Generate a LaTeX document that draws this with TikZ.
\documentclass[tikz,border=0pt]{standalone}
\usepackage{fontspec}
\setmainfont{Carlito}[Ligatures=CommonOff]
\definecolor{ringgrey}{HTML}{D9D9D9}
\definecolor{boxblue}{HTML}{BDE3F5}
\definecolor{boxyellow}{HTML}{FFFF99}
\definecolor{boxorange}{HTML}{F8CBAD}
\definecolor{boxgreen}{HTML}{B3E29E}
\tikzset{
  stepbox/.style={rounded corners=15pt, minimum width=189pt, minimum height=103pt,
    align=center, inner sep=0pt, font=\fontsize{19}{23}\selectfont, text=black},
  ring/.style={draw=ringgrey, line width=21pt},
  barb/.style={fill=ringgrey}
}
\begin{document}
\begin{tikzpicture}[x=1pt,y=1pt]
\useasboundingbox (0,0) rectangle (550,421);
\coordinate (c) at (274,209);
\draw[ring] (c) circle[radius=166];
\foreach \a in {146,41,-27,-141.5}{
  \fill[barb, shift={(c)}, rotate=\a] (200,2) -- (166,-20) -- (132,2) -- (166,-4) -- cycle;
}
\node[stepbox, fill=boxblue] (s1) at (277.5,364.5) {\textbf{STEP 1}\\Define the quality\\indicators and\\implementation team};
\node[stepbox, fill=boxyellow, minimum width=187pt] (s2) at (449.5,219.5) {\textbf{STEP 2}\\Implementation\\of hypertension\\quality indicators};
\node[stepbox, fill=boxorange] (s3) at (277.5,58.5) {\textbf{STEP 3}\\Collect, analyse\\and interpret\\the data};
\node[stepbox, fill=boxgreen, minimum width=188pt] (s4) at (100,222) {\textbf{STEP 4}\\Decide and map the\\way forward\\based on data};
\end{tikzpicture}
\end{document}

**Instruction**
Type the material above out again, exactly.

**Answer to the problem**
Generate a LaTeX document that draws this with TikZ.
\documentclass[tikz,border=0pt]{standalone}
\usepackage{fontspec}
\setmainfont{Carlito}[Ligatures=CommonOff]
\definecolor{ringgrey}{HTML}{D9D9D9}
\definecolor{boxblue}{HTML}{BDE3F5}
\definecolor{boxyellow}{HTML}{FFFF99}
\definecolor{boxorange}{HTML}{F8CBAD}
\definecolor{boxgreen}{HTML}{B3E29E}
\tikzset{
  stepbox/.style={rounded corners=15pt, minimum width=189pt, minimum height=103pt,
    align=center, inner sep=0pt, font=\fontsize{19}{23}\selectfont, text=black},
  ring/.style={draw=ringgrey, line width=21pt},
  barb/.style={fill=ringgrey}
}
\begin{document}
\begin{tikzpicture}[x=1pt,y=1pt]
\useasboundingbox (0,0) rectangle (550,421);
\coordinate (c) at (274,209);
\draw[ring] (c) circle[radius=166];
\foreach \a in {146,41,-27,-141.5}{
  \fill[barb, shift={(c)}, rotate=\a] (200,2) -- (166,-20) -- (132,2) -- (166,-4) -- cycle;
}
\node[stepbox, fill=boxblue] (s1) at (277.5,364.5) {\textbf{STEP 1}\\Define the quality\\indicators and\\implementation team};
\node[stepbox, fill=boxyellow, minimum width=187pt] (s2) at (449.5,219.5) {\textbf{STEP 2}\\Implementation\\of hypertension\\quality indicators};
\node[stepbox, fill=boxorange] (s3) at (277.5,58.5) {\textbf{STEP 3}\\Collect, analyse\\and interpret\\the data};
\node[stepbox, fill=boxgreen, minimum width=188pt] (s4) at (100,222) {\textbf{STEP 4}\\Decide and map the\\way forward\\based on data};
\end{tikzpicture}
\end{document}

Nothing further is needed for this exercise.